Farmers were enticed by Narendra Modi and the Bharatiya Janata Party in 2014 with an attractive promise that their produce would be procured at a Minimum Support Price (MSP) at least one and a half times the comprehensive cost of production according to the C2+50% formula. The relentless dinning of the promise had generated hope in no small measure and helped sway rural voters in many states in favour of the BJP. The high hopes, however, burst asunder when the Narendra Modi-led Union Government filed an affidavit in the Supreme Court that it would not be possible to determine the MSP according to its promise as such increase would distort the market.

On February 28, 2016, on the eve of the Union Budget, Prime Minister Narendra Modi made yet another promise on ‘doubling farmers’ income’ (DFI) by 2022, as India completes 75 years of independence. A year later, at the peak of protests demanding implementation of the promise of MSP at C2+50%, in May 2017, Amit Shah, the then BJP president, made an audacious claim that within three years of coming to power, the 2014 poll promise was nearly fulfilled and the MSP was 43% more than the cost of production if the cost of land is excluded from the price calculation. He also asserted that MSP by taking into account the land price was impossible to implement.

The Ashok Dalwai Committee on DFI was set up on April 13, 2016.  The Committee set the time frame for achieving the target from 2016-17 to 2022-23, with 2015-16 as the base year. Extrapolating from 2012-13 NSSO estimates, the average annual income of the farmer at the national level in 2015-16 was taken as Rs 96,703 i.e., about Rs 8,058 per month for a farm household. The targeted farmers’ income at the national level in 2022-23 according to the Committee was to be Rs 2,71,378 at current prices or Rs 22,610 per month. Achieving this target, the Committee pointed out in its report, required a farm income growth rate of 10.4% per annum. However, the committee did not provide a coherent strategy of providing technological or economic support to farmers that would help raise yields and incomes. The mammoth report running into 14 volumes did not say anything about steps that need to be taken to ensure that farmers received C2+50% price for their produce.

It has now come to light that a separate Special Task Force on DFI was also set up by the Niti Ayog in January 2018, acting on a letter by one Sharad Marathe, an NRI businessman with no known expertise in agriculture who submitted a concept note titled “Doubling of Farmers’ Incomes Through Market Driven, Agri Linked Made in India”. While the final report of this task force, also led by Ashok Dalwai, is not available, it is known that the task force only talked to select private companies in an apparent attempt to identify steps that the government was to take to promote interests of private companies in agriculture and related economic activities.

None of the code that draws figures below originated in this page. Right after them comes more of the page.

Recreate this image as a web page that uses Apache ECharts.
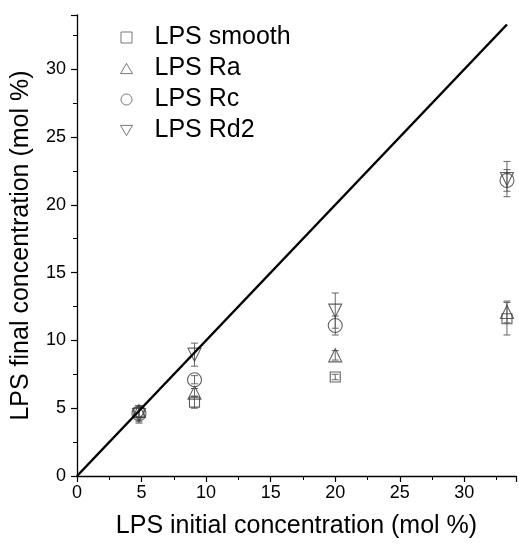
<!DOCTYPE html>
<html>
<head>
<meta charset="utf-8">
<script src="https://cdn.jsdelivr.net/npm/echarts@6/dist/echarts.min.js"></script>
<style>
html,body{margin:0;padding:0;background:#fff;}
#chart{width:519px;height:544px;}
</style>
</head>
<body>
<div id="chart"></div>
<script>
// x positions (initial concentration, mol %)
const xInitial = [4.8, 9.1, 20, 33.3];
// final concentration values
const smoothVals = [4.7, 5.45, 7.3, 11.6];
const smoothErr  = [0.5, 0.45, 0.2, 1.2];
const raVals = [4.8, 6.15, 8.9, 12.1];
const raErr  = [0.4, 0.3, 0.35, 0.8];
const rcVals = [4.6, 7.1, 11.1, 21.8];
const rcErr  = [0.6, 0.3, 0.7, 0.8];
const rd2Vals = [4.5, 8.95, 12.2, 21.9];
const rd2Err  = [0.6, 0.85, 1.3, 1.3];
const identityLine = [[0, 0], [33.3, 33.3]];
const seriesNames = ['LPS smooth', 'LPS Ra', 'LPS Rc', 'LPS Rd2'];
const xTitle = 'LPS initial concentration (mol %)';
const yTitle = 'LPS final concentration (mol %)';

const FONT = 'Liberation Sans, Arial, sans-serif';
const MARK = '#3a3a3a';
const ERR = '#666';
const CLEAR = 'rgba(255,255,255,0)';

function pts(vals) { return vals.map((v, i) => [xInitial[i], v]); }
function errData(vals, errs) { return vals.map((v, i) => [xInitial[i], v - errs[i], v + errs[i]]); }

function errSeries(vals, errs) {
  return {
    type: 'custom',
    silent: true,
    z: 1,
    data: errData(vals, errs),
    renderItem: function (params, api) {
      const x = api.value(0);
      const lo = api.coord([x, api.value(1)]);
      const hi = api.coord([x, api.value(2)]);
      const w = 3.5;
      const st = { stroke: ERR, lineWidth: 1, fill: null };
      return {
        type: 'group',
        children: [
          { type: 'line', shape: { x1: lo[0], y1: lo[1], x2: hi[0], y2: hi[1] }, style: st },
          { type: 'line', shape: { x1: hi[0] - w, y1: hi[1], x2: hi[0] + w, y2: hi[1] }, style: st },
          { type: 'line', shape: { x1: lo[0] - w, y1: lo[1], x2: lo[0] + w, y2: lo[1] }, style: st }
        ]
      };
    }
  };
}

function scatter(name, vals, symbol, size, rotate) {
  return {
    name: name,
    type: 'scatter',
    data: pts(vals),
    symbol: symbol,
    symbolSize: size,
    symbolRotate: rotate || 0,
    z: 3,
    itemStyle: { color: CLEAR, borderColor: MARK, borderWidth: 1.1 },
    emphasis: { disabled: true }
  };
}

const legendStyle = { color: CLEAR, borderColor: '#555', borderWidth: 1 };

const chart = echarts.init(document.getElementById('chart'), null, { renderer: 'canvas' });
chart.setOption({
  animation: false,
  backgroundColor: '#fff',
  grid: { left: 77, right: 0, top: 15, bottom: 63, containLabel: false },
  legend: {
    orient: 'vertical',
    left: 115,
    top: 20,
    itemWidth: 12,
    itemHeight: 11,
    itemGap: 6,
    textStyle: { fontFamily: FONT, fontSize: 25, color: '#000', lineHeight: 25, padding: [0, 0, 0, 17] },
    data: [
      { name: seriesNames[0], icon: 'path://M0,0L9,0L9,9L0,9Z', itemStyle: legendStyle },
      { name: seriesNames[1], icon: 'path://M5,0L10,8.5L0,8.5Z', itemStyle: legendStyle },
      { name: seriesNames[2], icon: 'circle', itemStyle: legendStyle },
      { name: seriesNames[3], icon: 'path://M0,0L10,0L5,8.5Z', itemStyle: legendStyle }
    ]
  },
  xAxis: {
    type: 'value',
    min: 0, max: 34, interval: 5,
    name: xTitle,
    nameLocation: 'middle',
    nameGap: 38,
    nameTextStyle: { fontFamily: FONT, fontSize: 25, color: '#000' },
    axisLine: { onZero: false, lineStyle: { color: '#000', width: 1.3 } },
    axisTick: { show: true, inside: false, length: 6, lineStyle: { color: '#000', width: 1.2 } },
    minorTick: { show: true, splitNumber: 2, length: 4, lineStyle: { color: '#000', width: 1 } },
    axisLabel: { fontFamily: FONT, fontSize: 18, color: '#000', margin: 8,
      formatter: v => (v % 5 === 0 ? String(v) : '') },
    splitLine: { show: false }
  },
  yAxis: {
    type: 'value',
    min: 0, max: 34, interval: 5,
    name: yTitle,
    nameLocation: 'middle',
    nameGap: 43,
    nameTextStyle: { fontFamily: FONT, fontSize: 25, color: '#000' },
    axisLine: { onZero: false, lineStyle: { color: '#000', width: 1.3 } },
    axisTick: { show: true, inside: false, length: 6, lineStyle: { color: '#000', width: 1.2 } },
    minorTick: { show: true, splitNumber: 2, length: 4, lineStyle: { color: '#000', width: 1 } },
    axisLabel: { fontFamily: FONT, fontSize: 18, color: '#000', margin: 11,
      formatter: v => (v % 5 === 0 ? String(v) : '') },
    splitLine: { show: false }
  },
  series: [
    errSeries(smoothVals, smoothErr),
    errSeries(raVals, raErr),
    errSeries(rcVals, rcErr),
    errSeries(rd2Vals, rd2Err),
    scatter(seriesNames[0], smoothVals, 'rect', 10),
    scatter(seriesNames[1], raVals, 'triangle', 13),
    scatter(seriesNames[2], rcVals, 'circle', 14),
    scatter(seriesNames[3], rd2Vals, 'triangle', 13, 180),
    {
      type: 'line',
      data: identityLine,
      showSymbol: false,
      symbol: 'none',
      silent: true,
      z: 4,
      lineStyle: { color: '#000', width: 2.5 }
    }
  ]
});
</script>
</body>
</html>
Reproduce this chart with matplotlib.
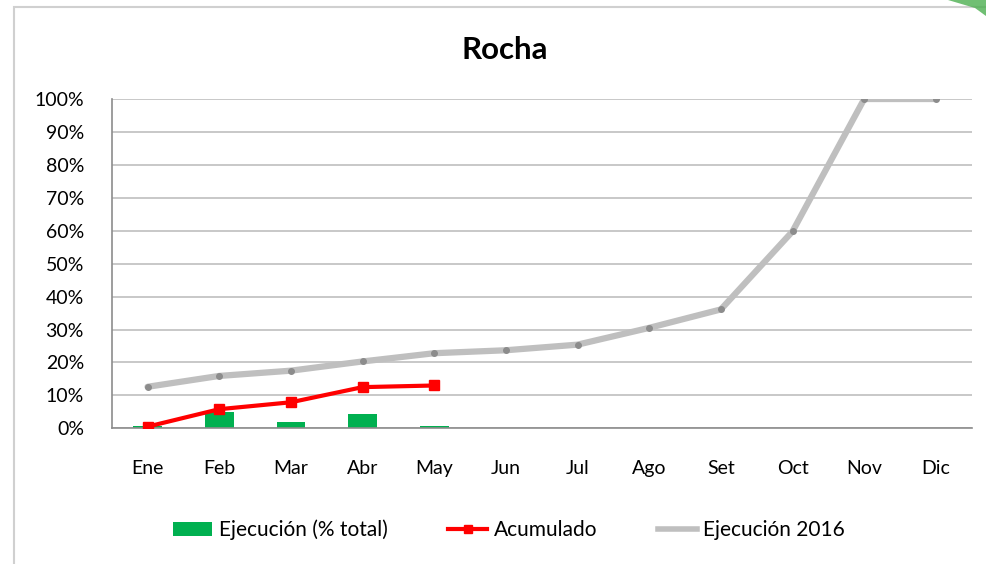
import matplotlib
matplotlib.use("Agg")
import matplotlib.pyplot as plt
from matplotlib.patches import Rectangle, Patch, Polygon
from matplotlib.lines import Line2D
from matplotlib.ticker import FuncFormatter, MultipleLocator

months = ["Ene", "Feb", "Mar", "Abr", "May", "Jun", "Jul", "Ago", "Set", "Oct", "Nov", "Dic"]
ejecucion = [0.6, 4.8, 2.0, 4.2, 0.6]          # % total (bars)
acumulado = [0.5, 5.8, 7.9, 12.5, 13.0]        # cumulative %
ejec_2016 = [12.6, 15.9, 17.5, 20.3, 22.8, 23.7, 25.4, 30.5, 36.1, 59.8, 100, 100]

FONT = "Lato"
plt.rcParams["font.family"] = [FONT, "DejaVu Sans"]

fig = plt.figure(figsize=(9.86, 5.64), dpi=100)
ax = fig.add_axes([111.7 / 986, 1 - 428.3 / 564, (971.7 - 111.7) / 986, (428.3 - 99) / 564])

x = list(range(len(months)))
xa = x[:len(ejecucion)]

ax.bar(xa, ejecucion, width=0.4, color="#00B050", zorder=2)
ax.plot(x, ejec_2016, color="#BFBFBF", lw=4.5, solid_capstyle="round", zorder=3,
        marker="o", ms=4, mfc="#8C8C8C", mec="#8C8C8C")
ax.plot(xa, acumulado, color="#FF0000", lw=3, marker="s", ms=7, zorder=4)

ax.set_xlim(-0.5, 11.5)
ax.set_ylim(0, 100)
ax.yaxis.set_major_locator(MultipleLocator(10))
ax.yaxis.set_major_formatter(FuncFormatter(lambda v, p: f"{int(round(v))}%"))
ax.set_xticks(x)
ax.set_xticklabels(months)
ax.grid(axis="y", color="#BFBFBF", lw=1.2, zorder=0)
ax.set_axisbelow(True)
for s in ["top", "right"]:
    ax.spines[s].set_visible(False)
for s in ["left", "bottom"]:
    ax.spines[s].set_color("#8C8C8C")
    ax.spines[s].set_linewidth(1.2)
ax.tick_params(axis="both", length=0, labelsize=14, colors="black")
ax.tick_params(axis="y", pad=20)
ax.tick_params(axis="x", pad=22.5)

fig.text(505 / 986, 1 - 50 / 564, "Rocha", ha="center", va="center",
         fontsize=22.5, fontweight="bold")

# chart border
fig.patches.append(Rectangle((14 / 986, -0.05), 1.1, 1 - 7 / 564 + 0.05,
                             transform=fig.transFigure, fill=False,
                             edgecolor="#D0D0D0", lw=1.5))
# decorative green corner
fig.patches.append(Polygon([(948 / 986, 1.0), (1.0, 1.0), (1.0, 1 - 16 / 564),
                            (975 / 986, 1 - 8 / 564)],
                           closed=True, transform=fig.transFigure,
                           facecolor="#4CAF50", edgecolor="none", alpha=0.8))

handles = [
    Patch(facecolor="#00B050", edgecolor="none"),
    Line2D([], [], color="#FF0000", lw=3, marker="s", ms=6),
    Line2D([], [], color="#BFBFBF", lw=4),
]
labels = ["Ejecución (% total)", "Acumulado", "Ejecución 2016"]
fig.legend(handles, labels, loc="center", bbox_to_anchor=(509 / 986, 1 - 530 / 564),
           ncol=3, frameon=False, fontsize=15, handlelength=1.9,
           handletextpad=0.3, columnspacing=2.9)

fig.savefig("out.png", dpi=100)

The 77th round of Situation Assessment Survey of Agricultural Households released in 2021 shows that the estimated monthly income of farm households in 2018-19 was merely Rs 10,218 per month in nominal terms. This will be about Rs 1,22,616 annually, which although midway before the targeted 2022 deadline for DFI, is nowhere close to the targeted income of Rs 2,71,378 at current prices or Rs 22,610 per month.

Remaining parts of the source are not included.